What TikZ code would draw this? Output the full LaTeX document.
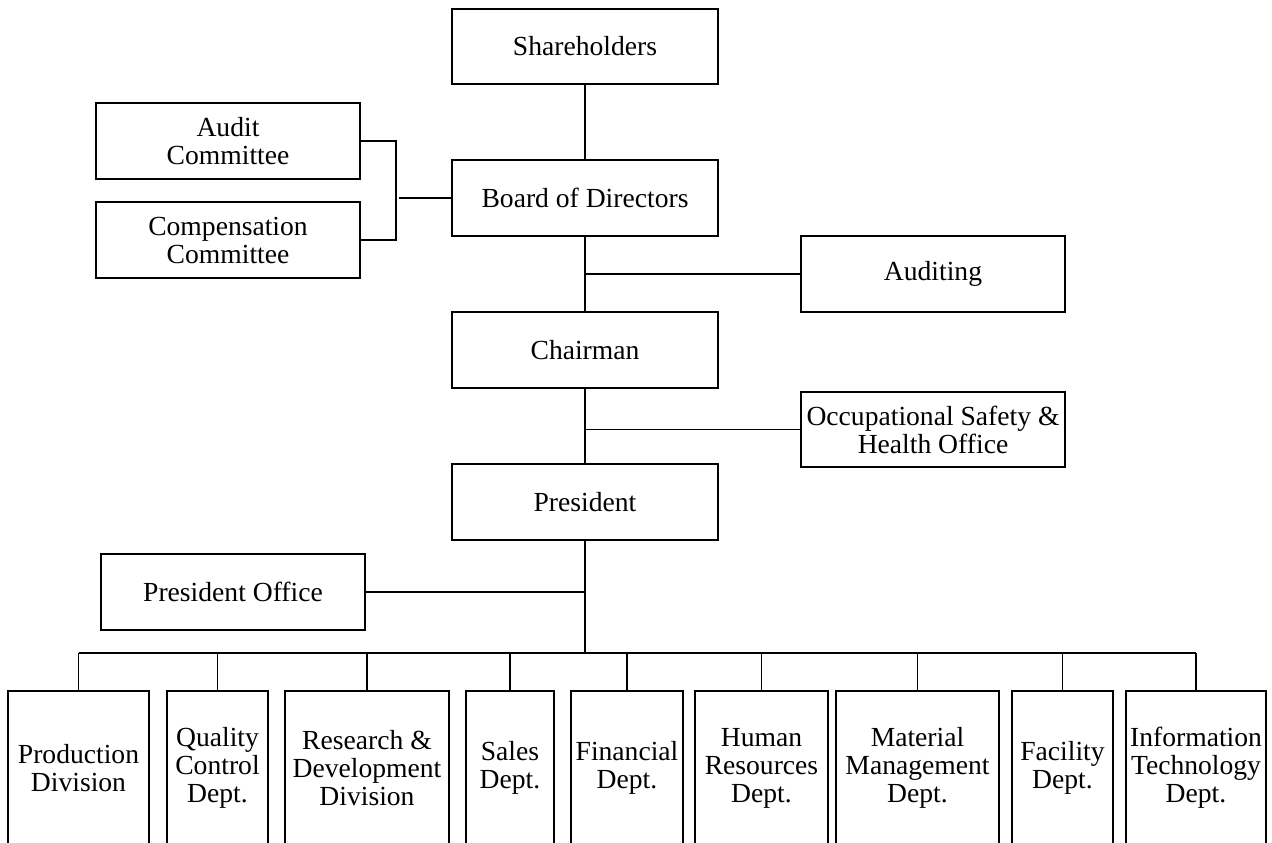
\documentclass[tikz,border=0pt]{standalone}
\usepackage{fontspec}
\setmainfont{Liberation Serif}
\usetikzlibrary{positioning, calc}

\begin{document}
\begin{tikzpicture}
  [
  x=0.5pt, y=-0.5pt,
  % block
  block/.style = {rectangle,
    draw, line width=0.8pt,
    align=center, inner sep=0pt,
    minimum height = 38pt,
    minimum width = 133pt,
    font=\fontsize{13.8}{14}\selectfont},
  % department
  dept/.style = {block,
    minimum height = 77pt},
  % line
  line/.style = {draw, line width=0.8pt},
  ]

  \useasboundingbox (0,0) rectangle (1272,842);
  \clip (0,0) rectangle (1272,842);

  % nodes
  \node [block, minimum height=37.5pt] (share) at (585,46.5) {Shareholders};
  \node [block] (board) at (585,198) {Board of Directors};
  \node [block] (chair) at (585,350) {Chairman};
  \node [block] (pres) at (585,502) {President};
  \node [block, minimum width=132pt] (audit) at (228,141) {Audit\\Committee};
  \node [block, minimum width=132pt] (comp) at (228,240) {Compensation\\Committee};
  \node [block, minimum width=132pt] (auditing) at (933,274) {Auditing};
  \node [block, minimum width=132pt, minimum height=37.5pt] (osho) at (933,429.5) {Occupational Safety \&\\Health Office};
  \node [block, minimum width=132pt] (poff) at (233,592) {President Office};

  % departments
  \node [dept, minimum width=70.5pt] (prod) at (78.5,768) {Production\\Division};
  \node [dept, minimum width=50.5pt] (qc) at (217.5,768) {Quality\\Control\\Dept.};
  \node [dept, minimum width=82pt] (rd) at (367,768) {Research \&\\Development\\Division};
  \node [dept, minimum width=44pt] (sales) at (510,768) {Sales\\Dept.};
  \node [dept, minimum width=56pt] (fin) at (627,768) {Financial\\Dept.};
  \node [dept, minimum width=66.5pt] (hr) at (761.5,768) {Human\\Resources\\Dept.};
  \node [dept, minimum width=81.5pt] (mm) at (917.5,768) {Material\\Management\\Dept.};
  \node [dept, minimum width=50.5pt] (fac) at (1062.5,768) {Facility\\Dept.};
  \node [dept, minimum width=70pt] (it) at (1196,768) {Information\\Technology\\Dept.};

  \coordinate (brk) at (396,198);
  \coordinate (bus) at (585,653);

  % path
  \path [line] (share) -- (board);
  \path [line] (audit.east) -| (brk) |- (comp.east);
  \path [line, shorten >=1.5pt] (board.west) -- (brk);
  \path [line] (board) -- (chair);
  \path [line] (auditing.west) -- (auditing.west -| board.south);
  \path [line] (chair) -- (pres);
  \path [line] (osho.west) -- (osho.west -| chair.south);
  \path [line] (pres.south) -- (bus);
  \path [line] (poff.east) -- (poff.east -| pres.south);
  \path [line] (prod.north |- bus) -- (it.north |- bus);
  \foreach \d in {prod, qc, rd, sales, fin, hr, mm, fac, it}
    \path [line] (\d.north) -- (\d.north |- bus);

\end{tikzpicture}
\end{document}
▬▬▬▬▬▬▬▬▬▬
[PROBLEM REQUIREMENTS]: Skip the pictures, please, and transcribe only the lines from the beginning of the material through the one that contains "minimum width=132pt] (poff)".

[SOLUTION FOR THIS PROBLEM]:
What TikZ code would draw this? Output the full LaTeX document.
\documentclass[tikz,border=0pt]{standalone}
\usepackage{fontspec}
\setmainfont{Liberation Serif}
\usetikzlibrary{positioning, calc}

\begin{document}
\begin{tikzpicture}
  [
  x=0.5pt, y=-0.5pt,
  % block
  block/.style = {rectangle,
    draw, line width=0.8pt,
    align=center, inner sep=0pt,
    minimum height = 38pt,
    minimum width = 133pt,
    font=\fontsize{13.8}{14}\selectfont},
  % department
  dept/.style = {block,
    minimum height = 77pt},
  % line
  line/.style = {draw, line width=0.8pt},
  ]

  \useasboundingbox (0,0) rectangle (1272,842);
  \clip (0,0) rectangle (1272,842);

  % nodes
  \node [block, minimum height=37.5pt] (share) at (585,46.5) {Shareholders};
  \node [block] (board) at (585,198) {Board of Directors};
  \node [block] (chair) at (585,350) {Chairman};
  \node [block] (pres) at (585,502) {President};
  \node [block, minimum width=132pt] (audit) at (228,141) {Audit\\Committee};
  \node [block, minimum width=132pt] (comp) at (228,240) {Compensation\\Committee};
  \node [block, minimum width=132pt] (auditing) at (933,274) {Auditing};
  \node [block, minimum width=132pt, minimum height=37.5pt] (osho) at (933,429.5) {Occupational Safety \&\\Health Office};
  \node [block, minimum width=132pt] (poff) at (233,592) {President Office};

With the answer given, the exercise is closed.